──────── Supplied information

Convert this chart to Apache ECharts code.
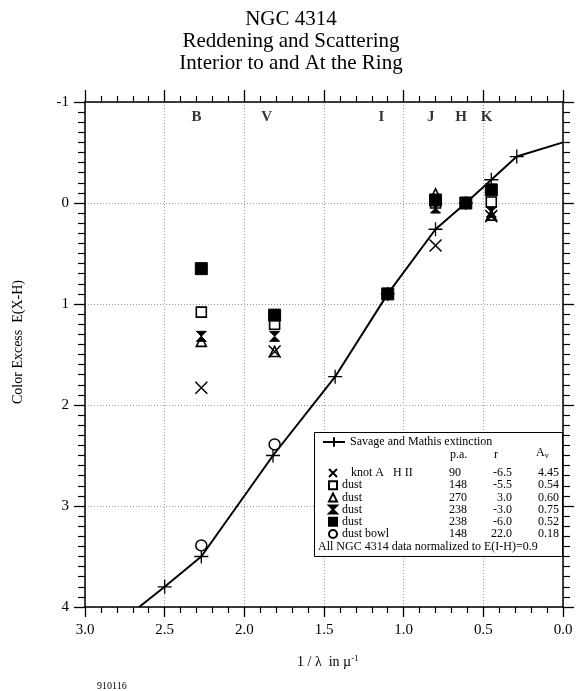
<!DOCTYPE html>
<html>
<head>
<meta charset="utf-8">
<script src="https://cdn.jsdelivr.net/npm/echarts@6/dist/echarts.min.js"></script>
<style>
html, body { margin: 0; padding: 0; background: #fff; }
#chart { width: 582px; height: 691px; }
</style>
</head>
<body>
<div id="chart"></div>
<script>
// values: x = 1/lambda (micron^-1), y = E(X-H)
const smX = [2.66, 2.5, 2.27, 1.82, 1.43, 1.1, 0.8, 0.61, 0.45, 0.29, 0.0];
const smY = [4.0, 3.8, 3.5, 2.5, 1.72, 0.9, 0.26, 0.0, -0.23, -0.46, -0.6];

const knotX = [2.27, 1.81, 0.8, 0.45];
const knotY = [1.83, 1.47, 0.42, 0.13];
const openSqX = [2.27, 1.81, 0.8, 0.45];
const openSqY = [1.08, 1.2, 0.0, -0.01];
const triX = [2.27, 1.81, 0.8, 0.45];
const triY = [1.37, 1.47, -0.09, 0.12];
const hourX = [2.27, 1.81, 0.8, 0.45];
const hourY = [1.32, 1.32, 0.05, 0.09];
const fillSqX = [2.27, 1.81, 1.1, 0.8, 0.61, 0.45];
const fillSqY = [0.65, 1.11, 0.9, -0.03, 0.0, -0.13];
const bowlX = [2.27, 1.81];
const bowlY = [3.39, 2.39];

const bandNames = ['B', 'V', 'I', 'J', 'H', 'K'];
const bandX = [2.3, 1.86, 1.14, 0.83, 0.64, 0.48];
const bandY = -0.85;

// legend table: name, p.a., r, A_v
const legendKeys = ['knot', 'dust1', 'dust2', 'dust3', 'dust4', 'bowl'];
const legendNames = ['   knot A   H II', 'dust', 'dust', 'dust', 'dust', 'dust bowl'];
const legendPA = ['90', '148', '270', '238', '238', '148'];
const legendR = ['-6.5', '-5.5', '3.0', '-3.0', '-6.0', '22.0'];
const legendAv = ['4.45', '0.54', '0.60', '0.75', '0.52', '0.18'];

const xTicks = [0, 0.5, 1.0, 1.5, 2.0, 2.5, 3.0];

function pairs(xs, ys) {
    return xs.map((x, i) => [x, ys[i]]);
}

const FONT = 'Liberation Serif';
const black = '#000';
const LF = 12; // legend font size

let mychart = echarts.init(document.getElementById('chart'));

let option = {
    animation: false,
    backgroundColor: '#fff',
    title: {
        text: 'NGC 4314\nReddening and Scattering\nInterior to and At the Ring',
        left: 'center',
        top: 3,
        textStyle: {
            fontFamily: FONT,
            fontSize: 21,
            lineHeight: 22,
            fontWeight: 'normal',
            color: black
        }
    },
    grid: { left: 85, right: 19, top: 102, bottom: 84 },
    legend: [
        {
            data: ['Savage and Mathis extinction'],
            left: 317,
            top: 431,
            itemWidth: 22,
            itemHeight: 12,
            selectedMode: false,
            textStyle: { fontFamily: FONT, fontSize: LF, color: black }
        },
        {
            data: legendKeys,
            orient: 'vertical',
            left: 323,
            top: 462,
            itemWidth: 8,
            itemHeight: 8,
            itemGap: 0.2,
            selectedMode: false,
            formatter: function (name) {
                let i = legendKeys.indexOf(name);
                return '{n|' + legendNames[i] + '}{p|' + legendPA[i] + '}{r|' + legendR[i] + '}{a|' + legendAv[i] + '}';
            },
            textStyle: {
                fontFamily: FONT,
                fontSize: LF,
                color: black,
                rich: {
                    n: { width: 107, fontFamily: FONT, fontSize: LF, lineHeight: 11 },
                    p: { width: 38, fontFamily: FONT, fontSize: LF, lineHeight: 11 },
                    r: { width: 25, align: 'right', fontFamily: FONT, fontSize: LF, lineHeight: 11 },
                    a: { width: 47, align: 'right', fontFamily: FONT, fontSize: LF, lineHeight: 11 }
                }
            }
        }
    ],
    graphic: [
        {
            type: 'rect',
            z: 3,
            shape: { x: 314.5, y: 432.5, width: 248, height: 124 },
            style: { fill: '#fff', stroke: black, lineWidth: 1 }
        },
        {
            type: 'text', z: 4, left: 450, top: 449,
            style: { text: 'p.a.', font: LF + 'px "Liberation Serif"', fill: black }
        },
        {
            type: 'text', z: 4, left: 494, top: 449,
            style: { text: 'r', font: LF + 'px "Liberation Serif"', fill: black }
        },
        {
            type: 'text', z: 4, left: 536, top: 447,
            style: {
                text: '{a|A}{v|v}',
                fill: black,
                rich: {
                    a: { fontFamily: FONT, fontSize: LF },
                    v: { fontFamily: FONT, fontSize: 8, padding: [6, 0, 0, 0] }
                }
            }
        },
        {
            type: 'text', z: 4, left: 318, top: 541,
            style: { text: 'All NGC 4314 data normalized to E(I-H)=0.9', font: LF + 'px "Liberation Serif"', fill: black }
        },
        {
            type: 'text',
            x: 18, y: 342, rotation: Math.PI / 2,
            style: { text: 'Color Excess  E(X-H)', font: '14px "Liberation Serif"', fill: black, align: 'center', verticalAlign: 'middle' }
        },
        {
            type: 'text', left: 297, top: 654,
            style: {
                text: '{t|1 / λ  in µ}{s|-1}',
                fill: black,
                rich: {
                    t: { fontFamily: FONT, fontSize: 14 },
                    s: { fontFamily: FONT, fontSize: 9, padding: [0, 0, 8, 0] }
                }
            }
        },
        {
            type: 'text', left: 97, top: 681,
            style: { text: '910116', font: '10px "Liberation Serif"', fill: black }
        }
    ],
    xAxis: [
        {
            type: 'value', position: 'bottom', inverse: true,
            min: 0, max: 3, interval: 0.5,
            axisLine: { show: true, onZero: false, lineStyle: { color: black, width: 1.5 } },
            axisTick: { show: true, length: 10, lineStyle: { color: black, width: 1.3 } },
            minorTick: { show: true, splitNumber: 5, length: 6, lineStyle: { color: black, width: 1.2 } },
            axisLabel: {
                margin: 16, color: black, fontFamily: FONT, fontSize: 15,
                formatter: v => xTicks.includes(v) ? v.toFixed(1) : ''
            },
            splitLine: { show: true, lineStyle: { color: '#999', type: [1, 2], width: 1 } }
        },
        {
            type: 'value', position: 'top', inverse: true,
            min: 0, max: 3, interval: 0.5,
            axisLine: { show: true, onZero: false, lineStyle: { color: black, width: 1.5 } },
            axisTick: { show: true, length: 12, lineStyle: { color: black, width: 1.3 } },
            minorTick: { show: true, splitNumber: 5, length: 6, lineStyle: { color: black, width: 1.2 } },
            axisLabel: { show: false },
            splitLine: { show: false }
        }
    ],
    yAxis: [
        {
            type: 'value', position: 'left', inverse: true,
            min: -1, max: 4, interval: 1,
            axisLine: { show: true, onZero: false, lineStyle: { color: black, width: 1.5 } },
            axisTick: { show: true, length: 11, lineStyle: { color: black, width: 1.3 } },
            minorTick: { show: true, splitNumber: 10, length: 7, lineStyle: { color: black, width: 1.2 } },
            axisLabel: { margin: 16, color: black, fontFamily: FONT, fontSize: 15 },
            splitLine: { show: true, lineStyle: { color: '#999', type: [1, 2], width: 1 } }
        },
        {
            type: 'value', position: 'right', inverse: true,
            min: -1, max: 4, interval: 1,
            axisLine: { show: true, onZero: false, lineStyle: { color: black, width: 1.5 } },
            axisTick: { show: true, length: 11, lineStyle: { color: black, width: 1.3 } },
            minorTick: { show: true, splitNumber: 10, length: 7, lineStyle: { color: black, width: 1.2 } },
            axisLabel: { show: false },
            splitLine: { show: false }
        }
    ],
    series: [
        {
            name: 'Savage and Mathis extinction',
            type: 'line',
            data: pairs(smX, smY).map((p, i) => ({
                value: p,
                symbol: (i === 0 || i === smX.length - 1) ? 'none' : 'path://M5,0L5,10M0,5L10,5'
            })),
            symbol: 'path://M5,0L5,10M0,5L10,5',
            symbolSize: 14,
            showSymbol: true,
            lineStyle: { color: black, width: 2 },
            itemStyle: { color: black, borderColor: black, borderWidth: 1.3, opacity: 1 },
            z: 2
        },
        {
            name: 'dust2', type: 'scatter', data: pairs(triX, triY),
            symbol: 'triangle', symbolSize: 10,
            itemStyle: { color: '#fff', borderColor: black, borderWidth: 1.6, opacity: 1 }, z: 3
        },
        {
            name: 'dust1', type: 'scatter', data: pairs(openSqX, openSqY),
            symbol: 'rect', symbolSize: 10,
            itemStyle: { color: '#fff', borderColor: black, borderWidth: 1.6, opacity: 1 }, z: 3
        },
        {
            name: 'knot', type: 'scatter', data: pairs(knotX, knotY),
            symbol: 'path://M0,0L10,10M10,0L0,10', symbolSize: 12,
            itemStyle: { color: black, borderColor: black, borderWidth: 1.5, opacity: 1 }, z: 3
        },
        {
            name: 'dust3', type: 'scatter', data: pairs(hourX, hourY),
            symbol: 'path://M0,0L10,0L0,10L10,10Z', symbolSize: 10,
            itemStyle: { color: black, borderColor: black, borderWidth: 1, opacity: 1 }, z: 3
        },
        {
            name: 'dust4', type: 'scatter', data: pairs(fillSqX, fillSqY),
            symbol: 'rect', symbolSize: 12,
            itemStyle: { color: black, borderColor: black, borderWidth: 1, opacity: 1 }, z: 3
        },
        {
            name: 'bowl', type: 'scatter', data: pairs(bowlX, bowlY),
            symbol: 'circle', symbolSize: 11,
            itemStyle: { color: '#fff', borderColor: black, borderWidth: 1.5, opacity: 1 }, z: 3
        },
        {
            name: 'bands', type: 'scatter',
            data: bandX.map((x, i) => ({ value: [x, bandY], name: bandNames[i] })),
            symbolSize: 0, silent: true,
            label: {
                show: true, position: 'inside', formatter: '{b}',
                fontFamily: FONT, fontSize: 15, fontWeight: 'bold', color: black
            }
        }
    ]
};

mychart.setOption(option);
</script>
</body>
</html>
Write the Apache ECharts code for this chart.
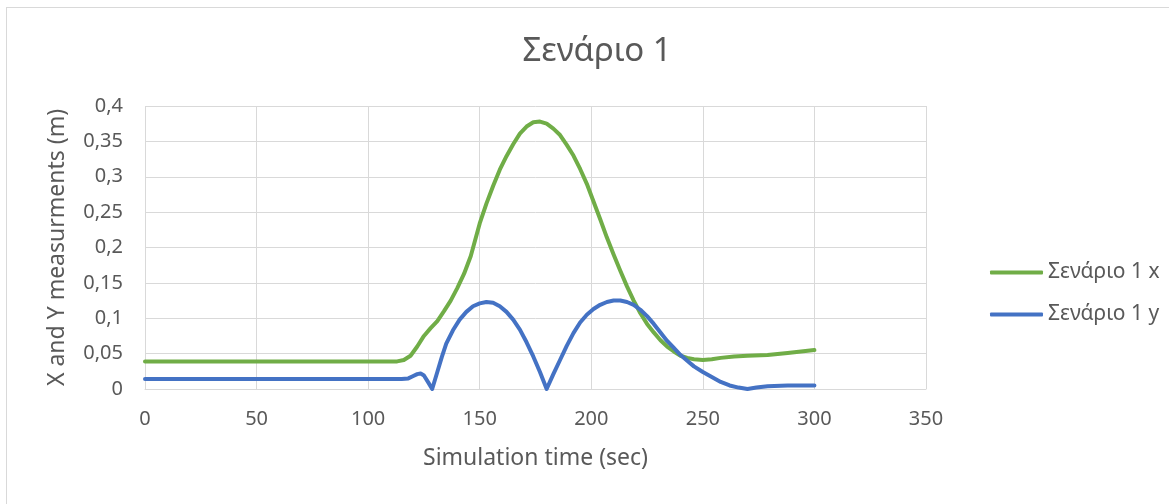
<!DOCTYPE html>
<html>
<head>
<meta charset="utf-8">
<script src="https://cdn.jsdelivr.net/npm/echarts@6/dist/echarts.min.js"></script>
<style>
html,body{margin:0;padding:0;background:#fff;}
#frame{position:absolute;left:6px;top:7px;width:1180px;height:510px;border:1px solid #d9d9d9;box-sizing:border-box;}
#chart{position:absolute;left:0;top:0;width:1169px;height:504px;}
</style>
</head>
<body>
<div id="frame"></div>
<div id="chart"></div>
<script>
const titleText = 'Σενάριο 1';
const xAxisName = 'Simulation time (sec)';
const yAxisName = 'X and Y measurments (m)';
const seriesNames = ['Σενάριο 1 x', 'Σενάριο 1 y'];

const timeX = [0, 50, 100, 113, 116, 119, 122, 125, 128, 131, 134, 137, 140, 143, 146, 150, 153, 156, 159, 162, 165, 168, 171, 174, 177, 180, 183, 186, 189, 192, 195, 198, 201, 204, 207, 210, 213, 216, 219, 222, 225, 228, 231, 234, 237, 240, 243, 246, 250, 254, 258, 264, 270, 279, 288, 294, 300];
const valuesX = [0.039, 0.039, 0.039, 0.039, 0.041, 0.047, 0.060, 0.075, 0.086, 0.096, 0.110, 0.125, 0.143, 0.163, 0.188, 0.234, 0.262, 0.287, 0.310, 0.329, 0.346, 0.361, 0.371, 0.377, 0.378, 0.375, 0.368, 0.359, 0.345, 0.330, 0.311, 0.290, 0.265, 0.240, 0.214, 0.190, 0.167, 0.145, 0.125, 0.107, 0.092, 0.080, 0.069, 0.060, 0.053, 0.047, 0.044, 0.042, 0.041, 0.042, 0.044, 0.046, 0.047, 0.048, 0.051, 0.053, 0.055];

const timeY = [0, 100, 115, 118, 120, 122, 123.5, 125, 127, 128.7, 131, 133, 135, 138, 141, 144, 147, 150, 153, 156, 159, 162, 165, 168, 171, 174, 177, 180, 183, 186, 189, 192, 195, 198, 201, 204, 207, 210, 213, 216, 219, 222, 225, 228, 231, 234, 237, 240, 243, 246, 250, 254, 258, 262, 266, 270, 274, 279, 288, 300];
const valuesY = [0.014, 0.014, 0.014, 0.015, 0.018, 0.021, 0.022, 0.019, 0.009, 0.0, 0.024, 0.045, 0.064, 0.083, 0.098, 0.109, 0.117, 0.121, 0.123, 0.122, 0.117, 0.109, 0.098, 0.084, 0.066, 0.046, 0.024, 0.0, 0.021, 0.041, 0.061, 0.079, 0.094, 0.105, 0.113, 0.119, 0.123, 0.125, 0.125, 0.123, 0.119, 0.112, 0.103, 0.092, 0.080, 0.068, 0.058, 0.048, 0.040, 0.032, 0.024, 0.017, 0.010, 0.005, 0.002, 0.0, 0.002, 0.004, 0.005, 0.005];

const pair = (xs, ys) => xs.map((t, i) => [t, ys[i]]);
const FONT = '"Noto Sans", "Open Sans", sans-serif';
const TXT = '#595959';
const GRID = '#d9d9d9';

const chart = echarts.init(document.getElementById('chart'), null, {renderer: 'canvas'});
chart.setOption({
  animation: false,
  backgroundColor: 'transparent',
  textStyle: {fontFamily: FONT},
  title: {
    text: titleText,
    left: 592,
    textAlign: 'center',
    top: 30,
    textStyle: {fontFamily: FONT, fontSize: 33, fontWeight: 'normal', color: TXT}
  },
  grid: {left: 145, right: 243, top: 106, bottom: 115},
  legend: {
    orient: 'vertical',
    left: 985,
    top: 257,
    icon: 'roundRect',
    itemWidth: 53,
    itemHeight: 4,
    itemGap: 21,
    textStyle: {fontFamily: FONT, fontSize: 21, color: TXT},
    data: seriesNames
  },
  xAxis: {
    type: 'value',
    min: 0, max: 350, interval: 50,
    name: xAxisName,
    nameLocation: 'middle',
    nameGap: 58,
    nameTextStyle: {fontFamily: FONT, fontSize: 23, color: TXT},
    axisLine: {show: true, lineStyle: {color: GRID, width: 1}},
    axisTick: {show: false},
    axisLabel: {fontFamily: FONT, fontSize: 20, color: TXT, margin: 20},
    splitLine: {show: true, lineStyle: {color: GRID, width: 1}}
  },
  yAxis: {
    type: 'value',
    min: 0, max: 0.4, interval: 0.05,
    name: yAxisName,
    nameLocation: 'middle',
    nameGap: 76,
    nameTextStyle: {fontFamily: FONT, fontSize: 23, color: TXT},
    axisLine: {show: false},
    axisTick: {show: false},
    axisLabel: {
      fontFamily: FONT, fontSize: 20, color: TXT, margin: 22,
      formatter: v => String(+v.toFixed(2)).replace('.', ',')
    },
    splitLine: {show: true, lineStyle: {color: GRID, width: 1}}
  },
  series: [
    {
      name: seriesNames[0], type: 'line', symbol: 'none', smooth: false,
      data: pair(timeX, valuesX),
      lineStyle: {color: '#70AD47', width: 4, cap: 'round', join: 'round'},
      itemStyle: {color: '#70AD47'}
    },
    {
      name: seriesNames[1], type: 'line', symbol: 'none', smooth: false,
      data: pair(timeY, valuesY),
      lineStyle: {color: '#4472C4', width: 4, cap: 'round', join: 'round'},
      itemStyle: {color: '#4472C4'}
    }
  ]
});
</script>
</body>
</html>
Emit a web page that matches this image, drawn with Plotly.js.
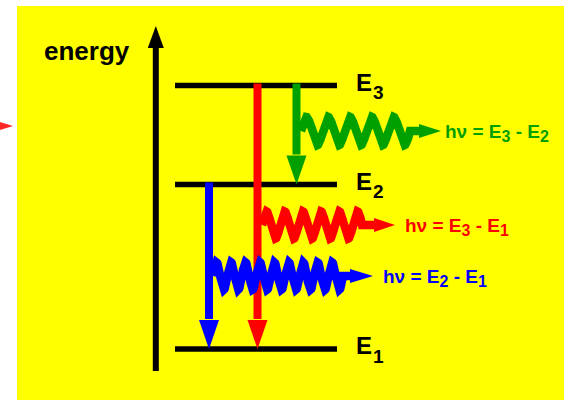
<!DOCTYPE html>
<html>
<head>
<meta charset="utf-8">
<script src="https://cdn.plot.ly/plotly-3.0.1.min.js"></script>
<style>
  html, body { margin: 0; padding: 0; background: #ffffff; }
  #chart { width: 564px; height: 400px; }
</style>
</head>
<body>
<div id="chart"></div>
<script>
// ---------------- data ----------------
// energy levels (arbitrary units, measured upward)
const levelSubscripts = ['1', '2', '3'];
const levelEnergies = [51, 215.5, 314.5];

// transitions (index into levels): from -> to
const transitionFrom = [1, 2, 2];   // blue E2->E1, red E3->E1, green E3->E2
const transitionTo   = [0, 0, 1];

// emitted photon labels
const photonLabels = [
  'h\u03bd = E<sub><span style="font-size:1.2em">2</span></sub> - E<sub><span style="font-size:1.2em">1</span></sub>',
  'h\u03bd = E<sub><span style="font-size:1.2em">3</span></sub> - E<sub><span style="font-size:1.2em">1</span></sub>',
  'h\u03bd = E<sub><span style="font-size:1.2em">3</span></sub> - E<sub><span style="font-size:1.2em">2</span></sub>'
];
const axisLabel = 'energy';

// ---------------- style / layout ----------------
const FONT = 'Liberation Sans, Arial, Helvetica, sans-serif';
const transColors = ['#0000ff', '#ff0000', '#00a000'];
const transX = [209, 257.5, 296.5];
const levelX = [175, 337];
// photon drawing params: wave start/end x, periods, amplitude, centre (energy units), line end, head end, text x
const photonStyle = [
  {x0: 213, x1: 343, n: 9,   amp: 13.5, yc: 124, lineEnd: 352, headEnd: 373, hh: 7, tx: 381},
  {x0: 262, x1: 362, n: 5.5, amp: 13.5, yc: 175, lineEnd: 376, headEnd: 395, hh: 7, tx: 403},
  {x0: 301, x1: 410, n: 5,   amp: 14,   yc: 269, lineEnd: 421, headEnd: 441, hh: 7, tx: 443}
];

const traces = [];
const annotations = [];

// energy axis arrow
traces.push({x: [155.8, 155.8], y: [29, 353], mode: 'lines', line: {color: '#000', width: 6}, hoverinfo: 'skip'});
traces.push({x: [147.8, 163.8, 155.8, 147.8], y: [352, 352, 374, 352], mode: 'lines', fill: 'toself',
  fillcolor: '#000', line: {color: '#000', width: 0}, hoverinfo: 'skip'});

// levels
levelEnergies.forEach((e, i) => {
  traces.push({x: levelX, y: [e, e], mode: 'lines', line: {color: '#000', width: 5.5}, hoverinfo: 'skip'});
  annotations.push({x: 354, y: e + 3.5, xref: 'x', yref: 'y', xanchor: 'left', yanchor: 'middle', showarrow: false,
    text: 'E', font: {family: FONT, size: 24, color: '#000', weight: 'bold'}});
  annotations.push({x: 371, y: e - 7, xref: 'x', yref: 'y', xanchor: 'left', yanchor: 'middle', showarrow: false,
    text: levelSubscripts[i], font: {family: FONT, size: 19, color: '#000', weight: 'bold'}});
});

// transition arrows
const headLen = 29, headHalf = 10;
transitionFrom.forEach((f, i) => {
  const eF = levelEnergies[f] + 2, eT = levelEnergies[transitionTo[i]];
  const x = transX[i], c = transColors[i];
  traces.push({x: [x, x], y: [eF, eT + headLen + 1], mode: 'lines', line: {color: c, width: 8}, hoverinfo: 'skip'});
  traces.push({x: [x - headHalf, x + headHalf, x, x - headHalf], y: [eT + headLen, eT + headLen, eT, eT + headLen],
    mode: 'lines', fill: 'toself', fillcolor: c, line: {color: c, width: 0}, hoverinfo: 'skip'});
});

// photons
photonStyle.forEach((p, i) => {
  const c = transColors[i];
  const wx = [], wy = [];
  const N = 400;
  for (let k = 0; k <= N; k++) {
    const t = k / N;
    wx.push(p.x0 + (p.x1 - p.x0) * t);
    wy.push(p.yc + p.amp * Math.sin(2 * Math.PI * p.n * t));
  }
  wx.push(p.lineEnd); wy.push(p.yc);
  traces.push({x: wx, y: wy, mode: 'lines', line: {color: c, width: 8.5}, hoverinfo: 'skip'});
  traces.push({x: [p.lineEnd - 2, p.headEnd, p.lineEnd - 2, p.lineEnd - 2], y: [p.yc + p.hh, p.yc, p.yc - p.hh, p.yc + p.hh],
    mode: 'lines', fill: 'toself', fillcolor: c, line: {color: c, width: 0}, hoverinfo: 'skip'});
  annotations.push({x: p.tx, y: p.yc - 2, xref: 'x', yref: 'y', xanchor: 'left', yanchor: 'middle', showarrow: false,
    text: photonLabels[i], font: {family: FONT, size: 19, color: c, weight: 'bold'}});
});

// axis label
annotations.push({x: 42, y: 349, xref: 'x', yref: 'y', xanchor: 'left', yanchor: 'middle', showarrow: false,
  text: axisLabel, font: {family: FONT, size: 26, color: '#000', weight: 'bold'}});

const layout = {
  width: 564, height: 400,
  margin: {l: 17, r: 0, t: 6, b: 0, pad: 0},
  paper_bgcolor: '#ffffff', plot_bgcolor: '#ffff00',
  showlegend: false,
  xaxis: {range: [17, 564], visible: false, fixedrange: true},
  yaxis: {range: [0, 394], visible: false, fixedrange: true},
  annotations: annotations,
  shapes: [{type: 'path', xref: 'paper', yref: 'paper', layer: 'above',
    path: 'M -0.0311 0.7056 L -0.0073 0.6954 L -0.0311 0.6853 Z',
    fillcolor: 'rgba(255,0,0,0.85)', line: {width: 0}}]
};

Plotly.newPlot('chart', traces, layout, {displayModeBar: false, staticPlot: true});
</script>
</body>
</html>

────────────────

Skip the pictures and repeat, word for word, the lines from the one containing "Write the Apache ECharts code for this chart." to the one containing "0.051, 0.053, 0.055];", keeping both of those lines.

Write the Apache ECharts code for this chart.
<!DOCTYPE html>
<html>
<head>
<meta charset="utf-8">
<script src="https://cdn.jsdelivr.net/npm/echarts@6/dist/echarts.min.js"></script>
<style>
html,body{margin:0;padding:0;background:#fff;}
#frame{position:absolute;left:6px;top:7px;width:1180px;height:510px;border:1px solid #d9d9d9;box-sizing:border-box;}
#chart{position:absolute;left:0;top:0;width:1169px;height:504px;}
</style>
</head>
<body>
<div id="frame"></div>
<div id="chart"></div>
<script>
const titleText = 'Σενάριο 1';
const xAxisName = 'Simulation time (sec)';
const yAxisName = 'X and Y measurments (m)';
const seriesNames = ['Σενάριο 1 x', 'Σενάριο 1 y'];

const timeX = [0, 50, 100, 113, 116, 119, 122, 125, 128, 131, 134, 137, 140, 143, 146, 150, 153, 156, 159, 162, 165, 168, 171, 174, 177, 180, 183, 186, 189, 192, 195, 198, 201, 204, 207, 210, 213, 216, 219, 222, 225, 228, 231, 234, 237, 240, 243, 246, 250, 254, 258, 264, 270, 279, 288, 294, 300];
const valuesX = [0.039, 0.039, 0.039, 0.039, 0.041, 0.047, 0.060, 0.075, 0.086, 0.096, 0.110, 0.125, 0.143, 0.163, 0.188, 0.234, 0.262, 0.287, 0.310, 0.329, 0.346, 0.361, 0.371, 0.377, 0.378, 0.375, 0.368, 0.359, 0.345, 0.330, 0.311, 0.290, 0.265, 0.240, 0.214, 0.190, 0.167, 0.145, 0.125, 0.107, 0.092, 0.080, 0.069, 0.060, 0.053, 0.047, 0.044, 0.042, 0.041, 0.042, 0.044, 0.046, 0.047, 0.048, 0.051, 0.053, 0.055];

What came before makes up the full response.